Accessibility of the Workflow

Similar to data, the workflow itself should be accessible and (re-)usable by a broad user-base. In particular, this means the workflow should:

  • Make use of an established, well documented, workflow-engine such as nextflow or snakemake.
  • Be licensed under a permissive license.
  • Not make use of proprietary software in the pipeline (or work without it).
  • Be made available for download (e.g. on GitHub ) and/or execution.
  • If you are maintaining the workflow and offering support to users, supply a way to contact help/support.

Documentation

Any workflow should be well documented. (e.g. via a README.md or wiki etc.). This includes documentation on different levels. In particular, a workflow should:

  • Have a concise high level documentation describing the overall goal of the workflow and the type of addressed problem.
  • Contain a detailed description of input parameters and generated output.
  • Describe each workflow step and its resource requirements (c.f.

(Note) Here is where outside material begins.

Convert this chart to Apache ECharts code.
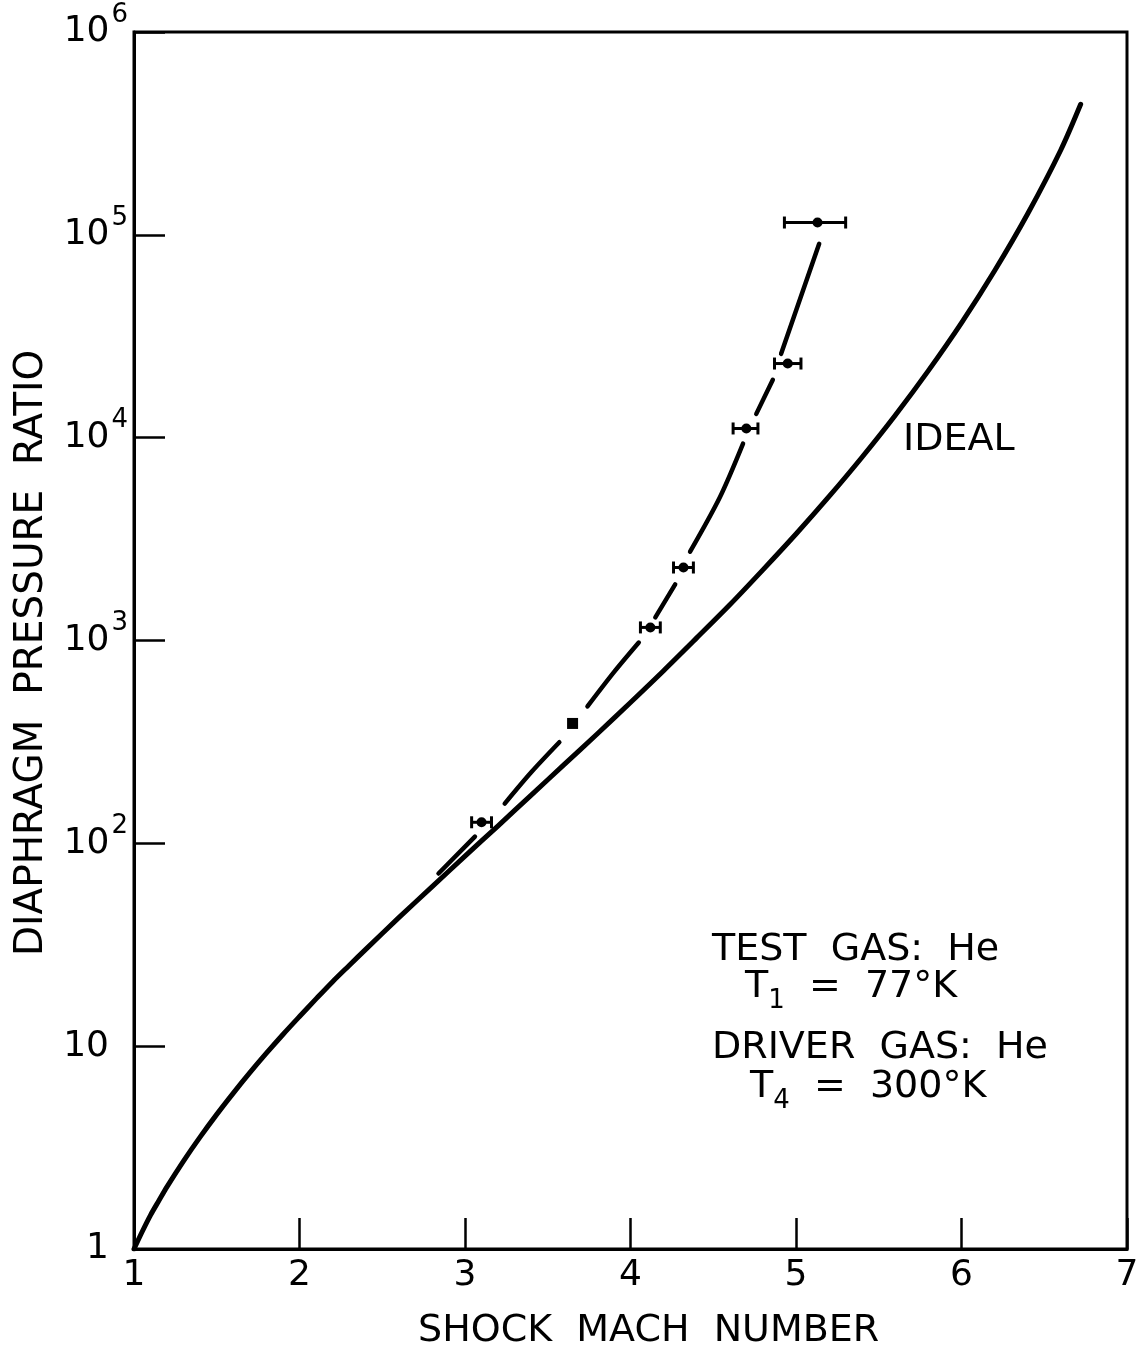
<!DOCTYPE html>
<html><head><meta charset="utf-8">
<script src="https://cdn.jsdelivr.net/npm/echarts@6/dist/echarts.min.js"></script>
<style>html,body{margin:0;padding:0;background:#fff}#c{width:1144px;height:1351px}</style>
</head><body><div id="c"></div>
<script>
// Ideal curve
const idealMach  = [1.0, 1.05, 1.1, 1.15, 1.2, 1.3, 1.4, 1.5, 1.6, 1.7, 1.8, 1.9, 2.0, 2.1, 2.2, 2.3, 2.4, 2.6, 2.8, 3.0, 3.2, 3.4, 3.6, 3.8, 4.0, 4.2, 4.4, 4.6, 4.8, 5.0, 5.2, 5.4, 5.6, 5.8, 6.0, 6.2, 6.4, 6.6, 6.72];
const idealRatio = [1, 1.22, 1.47, 1.73, 2.03, 2.72, 3.57, 4.61, 5.87, 7.40, 9.23, 11.42, 14.0, 17.1, 20.8, 25.0, 30.0, 43.0, 61, 86.5, 122, 173, 245, 347, 495, 710, 1030, 1500, 2230, 3350, 5130, 8030, 12900, 21400, 36800, 66500, 127000, 262000, 440000];
// Fitted (broken) curve through experiments; null = gap in the drawn line
const fitMach  = [2.84, 3.06, null, 3.24, 3.40, 3.57, null, 3.74, 3.90, 4.05, null, 4.15, 4.27, null, 4.36, 4.54, 4.68, null, 4.76, 4.86, null, 4.91, 5.14];
const fitRatio = [71, 108, null, 157, 224, 315, null, 473, 698, 977, null, 1300, 1890, null, 2740, 5080, 9340, null, 13100, 19300, null, 25900, 90300];
// Measured points with horizontal error bars
const ptMach  = [3.10, 4.12, 4.32, 4.70, 4.95, 5.13];
const ptRatio = [127, 1160, 2290, 11100, 23200, 115000];
const ptLow   = [3.04, 4.06, 4.26, 4.62, 4.87, 4.93];
const ptHigh  = [3.16, 4.18, 4.38, 4.77, 5.03, 5.30];
// Square point
const sqMach  = [3.65];
const sqRatio = [390];
// Axis ticks
const xTicks = [1, 2, 3, 4, 5, 6, 7];

const FONT = 'DejaVu Sans';
const chart = echarts.init(document.getElementById('c'), null, {renderer: 'canvas'});

const idealData = idealMach.map((m, i) => [m, idealRatio[i]]);
const fitData = fitMach.map((m, i) => m === null ? [NaN, null] : [m, fitRatio[i]]);
const ptData = ptMach.map((m, i) => [m, ptRatio[i], ptLow[i], ptHigh[i]]);
const sqData = sqMach.map((m, i) => [m, sqRatio[i]]);

const option = {
  backgroundColor: '#fff',
  animation: false,
  grid: {left: 134, right: 17, top: 32, bottom: 102, show: true, borderColor: '#000', borderWidth: 3, outerBoundsMode: 'none', containLabel: false},
  xAxis: {
    type: 'value', min: xTicks[0], max: xTicks[xTicks.length - 1], interval: 1,
    name: '   SHOCK  MACH  NUMBER', nameLocation: 'middle', nameGap: 62,
    nameTextStyle: {fontFamily: FONT, fontSize: 38, color: '#000', lineHeight: 40},
    axisLine: {show: true, lineStyle: {color: '#000', width: 3}},
    axisTick: {show: true, inside: true, length: 31, lineStyle: {color: '#000', width: 2.5}},
    axisLabel: {show: true, margin: 9, fontFamily: FONT, fontSize: 36, color: '#000', lineHeight: 36},
    splitLine: {show: false}
  },
  yAxis: {
    type: 'log', logBase: 10, min: 1, max: 1e6, interval: 1,
    name: 'DIAPHRAGM  PRESSURE  RATIO  ', nameLocation: 'middle', nameGap: 82,
    nameTextStyle: {fontFamily: FONT, fontSize: 39, color: '#000', lineHeight: 40},
    axisLine: {show: true, lineStyle: {color: '#000', width: 3}},
    axisTick: {show: true, inside: true, length: 31, lineStyle: {color: '#000', width: 2.5}},
    axisLabel: {
      show: true, margin: 6, color: '#000',
      formatter: function (v) {
        const n = Math.round(Math.log10(v));
        if (n === 0) return '{b|1}{p| }';
        if (n === 1) return '{b|10}{p| }';
        return '{b|10}{s|' + n + '}';
      },
      rich: {
        b: {fontFamily: FONT, fontSize: 36, lineHeight: 40, color: '#000'},
        s: {fontFamily: FONT, fontSize: 26, lineHeight: 26, padding: [0, 0, 34, 2], color: '#000'},
        p: {fontFamily: FONT, fontSize: 26, lineHeight: 26, width: 19}
      }
    },
    splitLine: {show: false}
  },
  series: [
    {
      type: 'line', data: idealData, smooth: 0.3, showSymbol: false, z: 3,
      lineStyle: {color: '#000', width: 5, cap: 'round', join: 'round'}
    },
    {
      type: 'line', data: fitData, smooth: 0.3, showSymbol: false, connectNulls: false, z: 3,
      lineStyle: {color: '#000', width: 4.5, cap: 'round', join: 'round'}
    },
    {
      type: 'custom', z: 5,
      encode: {x: [0, 2, 3], y: 1},
      data: ptData,
      renderItem: function (params, api) {
        const y = api.value(1);
        const c = api.coord([api.value(0), y]);
        const l = api.coord([api.value(2), y]);
        const r = api.coord([api.value(3), y]);
        const st = {stroke: '#000', lineWidth: 3};
        return {type: 'group', children: [
          {type: 'line', shape: {x1: l[0], y1: c[1], x2: r[0], y2: c[1]}, style: st},
          {type: 'line', shape: {x1: l[0], y1: c[1] - 6, x2: l[0], y2: c[1] + 6}, style: st},
          {type: 'line', shape: {x1: r[0], y1: c[1] - 6, x2: r[0], y2: c[1] + 6}, style: st},
          {type: 'circle', shape: {cx: c[0], cy: c[1], r: 5}, style: {fill: '#000'}}
        ]};
      }
    },
    {
      type: 'scatter', data: sqData, symbol: 'rect', symbolSize: 11, z: 5,
      itemStyle: {color: '#000', opacity: 1}
    }
  ],
  graphic: [
    {type: 'text', x: 903, y: 440, style: {text: 'IDEAL', fontFamily: FONT, fontSize: 38, fill: '#000', verticalAlign: 'middle'}},
    {type: 'text', x: 712, y: 950, style: {text: 'TEST  GAS:  He', fontFamily: FONT, fontSize: 38, fill: '#000', verticalAlign: 'middle'}},
    {type: 'text', x: 745, y: 987, style: {
      text: '{m|T}{s|1}{m|  =  77°K}', verticalAlign: 'middle',
      rich: {m: {fontFamily: FONT, fontSize: 38, lineHeight: 40, color: '#000'},
             s: {fontFamily: FONT, fontSize: 26, lineHeight: 26, padding: [28, 0, 0, 0], color: '#000'}}
    }},
    {type: 'text', x: 712, y: 1048, style: {text: 'DRIVER  GAS:  He', fontFamily: FONT, fontSize: 38, fill: '#000', verticalAlign: 'middle'}},
    {type: 'text', x: 750, y: 1087, style: {
      text: '{m|T}{s|4}{m|  =  300°K}', verticalAlign: 'middle',
      rich: {m: {fontFamily: FONT, fontSize: 38, lineHeight: 40, color: '#000'},
             s: {fontFamily: FONT, fontSize: 26, lineHeight: 26, padding: [28, 0, 0, 0], color: '#000'}}
    }}
  ]
};
chart.setOption(option);
</script>
</body></html>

Technical requirements).
  • Have sufficient/extensive source code documentation.
  • Ideally contain some kind of stripped down demo input-data that allows a user to test the workflow with minimal effort and required resources. This is meant in a similar sense as  the demo datasets of R/Bioconductor packages.
  • As a recommendation: Have a graphical representation of the workflow as part of the user documentation.

Reproducibility

Ideally, results obtained with the workflow should be reproducible. That is, given the same input data and same parameters, the same version of a workflow should always produce the same result. This requirement is non-trivial. Using different versions of the underlying tools, (unseeded) random results, different operating systems, or even different resolutions for race conditions can all result in different output for a given workflow. Containerization is a good way to address some of these concerns. Thus, a good workflow should:

  • Be implemented/supplied by making use of containerization (e.g. using Docker) or similar
  • Be versioned according to semantic versioning
  • Note the used parameters and tool versions as part of the output
  • Use and note seeds used for randomized steps in the pipeline (if possible)

Quality Control

A good workflow should consistently produce good results. For this reason, we propose the following quality control measures. Workflows should:

  • Set reasonable default parameters, such that standard use-cases require minimal adjustment
  • Allow for (optional) preprocessing for quality control
  • Note the quality as part of the results, such that one can estimate how reliable the results are
  • Be supplied alongside a simple test case and matching expected result, such that the continued validity of the workflow can be verified (e.g. as part of a CI/CD process)

Technical requirements

Execution of workflows on Slurm based clusters is directly supported in the nextflow as well as snakemake workflow engines. However, for running smoothly, in particular on a larger scale, well designed workflow should follow the subsequent recommendations:

  • Specify the required resources in each workflow step’s executor as accurately as possible. E.g. A memory demanding assembly step should also request an appropriate amount of memory to guarantee that the workflow engine schedules the job to a cluster node fulfilling the memory demands.
  • Minimize the dependencies of your workflow on the execution environment and make your workflow as self-contained as possible by using containerization.
  • Make sure that in case of an error, correct return/error codes are set and meaningful error messages are written to STDERR.
  • Make sure that your workflow is as robust as possible. This also addresses (input-)parameter checking and appropriate error handling.
  • If your workflow reads large input data it should be possible to read such data directly from an S3 bucket by providing bucket URI and credentials.
  • It should also be possible to directly write all outputs to an S3 bucket.